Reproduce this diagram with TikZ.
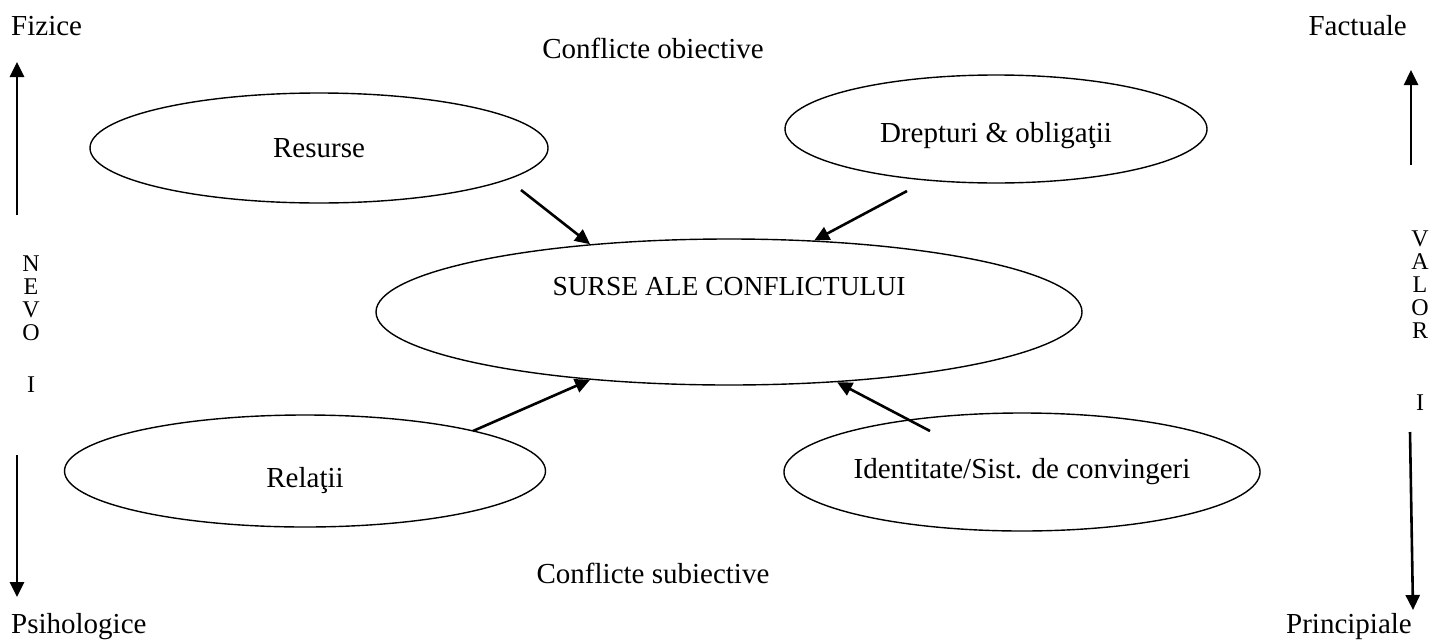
\documentclass[tikz,border=0pt]{standalone}
\usepackage{fontspec}
\setmainfont{Liberation Serif}
\usetikzlibrary{shapes.geometric,arrows.meta}

\begin{document}
\begin{tikzpicture}[x=1pt,y=-1pt,
    font=\fontsize{29}{33}\selectfont,
    bubble/.style={draw,ellipse,line width=1.4pt,inner sep=0pt},
    lbl/.style={inner sep=0pt},
    letters/.style={inner sep=0pt,align=center,font=\fontsize{24}{23}\selectfont},
    arr/.style={line width=2.6pt,-{Triangle[length=15pt,width=14pt]}}]
    \useasboundingbox (0,0) rectangle (1439,640);

    % corner labels
    \node[lbl,anchor=base west] (fiz) at (11,35) {Fizice};
    \node[lbl,anchor=base east] (fact) at (1407,35) {Factuale};
    \node[lbl,anchor=base west] (psih) at (11,633) {Psihologice};
    \node[lbl,anchor=base east] (princ) at (1412,633) {Principiale};

    % objective / subjective
    \node[lbl,anchor=base] (obiect) at (653,58) {Conflicte obiective};
    \node[lbl,anchor=base] (subiect) at (653,583) {Conflicte subiective};

    % the five ellipses
    \node[bubble,minimum width=458pt,minimum height=110pt] (res) at (319,148) {Resurse};
    \node[bubble,minimum width=422pt,minimum height=108pt] (drept) at (996,129)
        {\raisebox{-13pt}[0pt][0pt]{Drepturi \& obligaţii}};
    \node[bubble,minimum width=706pt,minimum height=146pt,font=\fontsize{27.5}{31}\selectfont] (surse) at (729,312)
        {\raisebox{17pt}[0pt][0pt]{SURSE ALE CONFLICTULUI}};
    \node[bubble,minimum width=481pt,minimum height=112pt] (rel) at (305,471)
        {\raisebox{-16pt}[0pt][0pt]{Relaţii}};
    \node[bubble,minimum width=470pt,minimum height=118pt] (ident) at (1022,472) {Identitate/Sist. de convingeri};

    % arrows into the centre
    \coordinate (resTail) at (521,190);
    \coordinate (dreptTail) at (907,191);
    \coordinate (relTail) at (473,431);
    \coordinate (identTail) at (930,431);
    \draw[arr] (resTail) -- (surse.154);
    \draw[arr] (dreptTail) -- (surse.40);
    \draw[arr] (relTail) -- (surse.206);
    \draw[arr] (identTail) -- (surse.-33);

    % NEVOI axis
    \node[letters,anchor=north] (nevoi) at (31,256) {N\\E\\V\\O\\[29pt]I};
    \coordinate (nevUpA) at (17,215);
    \coordinate (nevUpB) at (17,62);
    \coordinate (nevDnA) at (17,455);
    \coordinate (nevDnB) at (17,597);
    \draw[arr] (nevUpA) -- (nevUpB);
    \draw[arr] (nevDnA) -- (nevDnB);

    % VALORI axis
    \node[letters,anchor=north] (valori) at (1420,231) {V\\A\\L\\O\\R\\[49pt]I};
    \coordinate (valUpA) at (1411,165);
    \coordinate (valUpB) at (1411,70);
    \coordinate (valDnA) at (1410,432);
    \coordinate (valDnB) at (1413,610);
    \draw[arr] (valUpA) -- (valUpB);
    \draw[arr] (valDnA) -- (valDnB);
\end{tikzpicture}
\end{document}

-=-=-=-=-

> [Instruction]
Begin at the first line of the data above and repeat each line exactly, stopping after the line containing "(0,0) rectangle (1439,640);". Omit the pictures.

> [Answer to the problem]
Reproduce this diagram with TikZ.
\documentclass[tikz,border=0pt]{standalone}
\usepackage{fontspec}
\setmainfont{Liberation Serif}
\usetikzlibrary{shapes.geometric,arrows.meta}

\begin{document}
\begin{tikzpicture}[x=1pt,y=-1pt,
    font=\fontsize{29}{33}\selectfont,
    bubble/.style={draw,ellipse,line width=1.4pt,inner sep=0pt},
    lbl/.style={inner sep=0pt},
    letters/.style={inner sep=0pt,align=center,font=\fontsize{24}{23}\selectfont},
    arr/.style={line width=2.6pt,-{Triangle[length=15pt,width=14pt]}}]
    \useasboundingbox (0,0) rectangle (1439,640);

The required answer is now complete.